在莫斯科的最后一天,我去了毗邻克里姆林宫的莫斯科河大桥。一处小型纪念碑标出了反对派杰出领袖鲍里斯·Y·涅姆佐夫在2015年2月27日被枪杀的地点,那是一场明目张胆的政治谋杀。
这里总有人在守护,确保纪念花束的新鲜的。这一天,这个任务落到了阿尔卡季·科尼科夫身上,他告诉我:“涅姆佐夫是个诚实的政客,这是很不寻常的。他是个勇敢的人,一个伟大的人。”
涅姆佐夫去世前一年,也就是大约十年前俄罗斯在乌克兰顿巴斯地区挑起的战斗开始时,他在自己的Facebook页面上写道:“普京已对乌克兰宣战。这是一场自相残杀的战争。俄罗斯与乌克兰将会因为这个精神不稳定的秘密警察特工的血腥疯狂而付出惨痛代价。两国的年轻男性会死在战场。母亲和姐妹将伤心欲绝。”

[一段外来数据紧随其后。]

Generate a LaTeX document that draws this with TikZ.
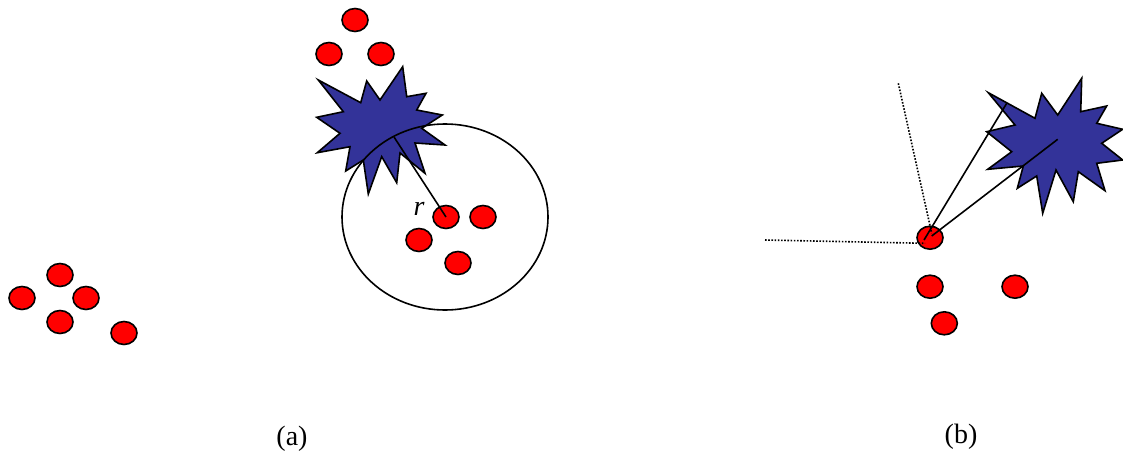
\documentclass[tikz,border=0pt]{standalone}
\usepackage{fontspec}
\setmainfont{Liberation Serif}
\usetikzlibrary{shapes.geometric}
\definecolor{starblue}{RGB}{51,51,153}
\tikzset{
  dot/.style={ellipse, draw=black, fill=red, line width=1.6pt, minimum width=26pt, minimum height=23pt, inner sep=0pt},
  burst/.style={draw=black, fill=starblue, line width=1.6pt, line join=miter},
  conn/.style={draw=black, line width=1.6pt},
  dotline/.style={draw=black, line width=1.6pt, dash pattern=on 1.6pt off 1.6pt},
  lbl/.style={font=\fontsize{28}{32}\selectfont, inner sep=0pt}
}
\begin{document}
\begin{tikzpicture}[x=1pt,y=-1pt]
\useasboundingbox (0,0) rectangle (1123,455);
% ---------- (a) ----------
\node[dot] (l1) at (60,275) {};
\node[dot] (l2) at (22,298) {};
\node[dot] (l3) at (86,298) {};
\node[dot] (l4) at (60,322) {};
\node[dot] (l5) at (124,333) {};
\node[dot] (t1) at (355,20) {};
\node[dot] (t2) at (329,54) {};
\node[dot] (t3) at (381,54) {};
\path[burst] (318.3,80) -- (360.7,102.7) -- (366.7,81) -- (380,100) -- (402.7,66.7)
  -- (406.7,96.7) -- (426,93.3) -- (416.7,110) -- (442.3,115) -- (421.7,128.3)
  -- (445,145) -- (415,143) -- (425,173.3) -- (400,153) -- (396.7,182.7)
  -- (381.7,156.7) -- (368.3,194) -- (363.3,160) -- (345.7,171) -- (350,146.7)
  -- (317.3,152.7) -- (340,133.3) -- (316.7,117.3) -- (343.3,111.7) -- cycle;
\node[ellipse, draw=black, line width=1.6pt, minimum width=206pt, minimum height=186pt, inner sep=0pt] (zone) at (445,217) {};
\node[dot] (c1) at (446,217) {};
\node[dot] (c2) at (483,217) {};
\node[dot] (c3) at (419,240) {};
\node[dot] (c4) at (458,263) {};
\coordinate (redge) at (394,137);
\draw[conn] (redge) -- (c1.center);
\node[lbl, font=\fontsize{28}{32}\selectfont\itshape] (rlab) at (419,209) {r};
\node[lbl] (la) at (292,439) {(a)};
% ---------- (b) ----------
\path[burst] (988.3,92.7) -- (1035,118.3) -- (1041.7,93.3) -- (1057.7,115) -- (1081.7,78.3)
  -- (1080.7,111.7) -- (1106.7,106) -- (1096.7,123.3) -- (1122.7,129.3) -- (1101.7,143.3)
  -- (1122.7,160) -- (1096.7,163.3) -- (1105,190.7) -- (1078.3,171.7) -- (1073.3,201.7)
  -- (1056,170) -- (1042.7,213.3) -- (1036.7,176) -- (1017.3,188.3) -- (1023.3,166)
  -- (987.7,169.3) -- (1011.7,151.7) -- (986.7,131.7) -- (1015,125) -- cycle;
\node[dot] (b1) at (930,237.7) {};
\node[dot] (b2) at (930,286.7) {};
\node[dot] (b3) at (1015,286.7) {};
\node[dot] (b4) at (944.3,323.3) {};
\coordinate (s1) at (1006.7,103.3);
\coordinate (s2) at (1057.7,139.3);
\coordinate (e1) at (924,240);
\coordinate (e2) at (931.7,236);
\coordinate (d1) at (898.3,83.3);
\coordinate (d1e) at (931.7,233.3);
\coordinate (d2) at (765,240);
\coordinate (d2e) at (925,243.3);
\draw[dotline] (d1) -- (d1e);
\draw[dotline] (d2) -- (d2e);
\draw[conn] (s1) -- (e1);
\draw[conn] (s2) -- (e2);
\node[lbl] (lb) at (961,437) {(b)};
\end{tikzpicture}
\end{document}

前段时间,戈尔巴乔夫于2022年8月30日去世之前,《新报》主编穆拉托夫去探望了这位正躺在莫斯科医院里的朋友。曾做出给俄罗斯人自由这个决定的苏联领导人身体状况急剧恶化,已经基本失去意识。去世后,普京没有参加他的葬礼。
病房里有一台大电视。电视中一遍遍播放着乌克兰战火纷飞的影像。就在穆拉托夫离开时,他听到戈尔巴乔夫说:“谁会因此而高兴呢?”
谢选骏指出:“与过去的纽带得到维持,普京在很大程度上已经让斯大林重回人间,尽管没有古拉格”——这句话的前一半是对的,“普京在很大程度上已经让斯大林重回人间”;后一半却是错的——“尽管没有古拉格”,因为,普京的古拉格里都是遭到暗杀的死人罢了。
——人说“现在有两个选择。第一种是普京以某种方式被取代,然后开始一段改革时期,就像斯大林之后的赫鲁晓夫时期一样。第二种选择更为现实,那就是普京政权继续存在,俄罗斯慢慢消亡,奥尔洛夫说。它将落后于其他国家,为了使这个政权稳定,镇压会加剧。”
我看普京的永恒战争就是俄罗斯的最后一战!消灭俄罗斯,解放亚洲人。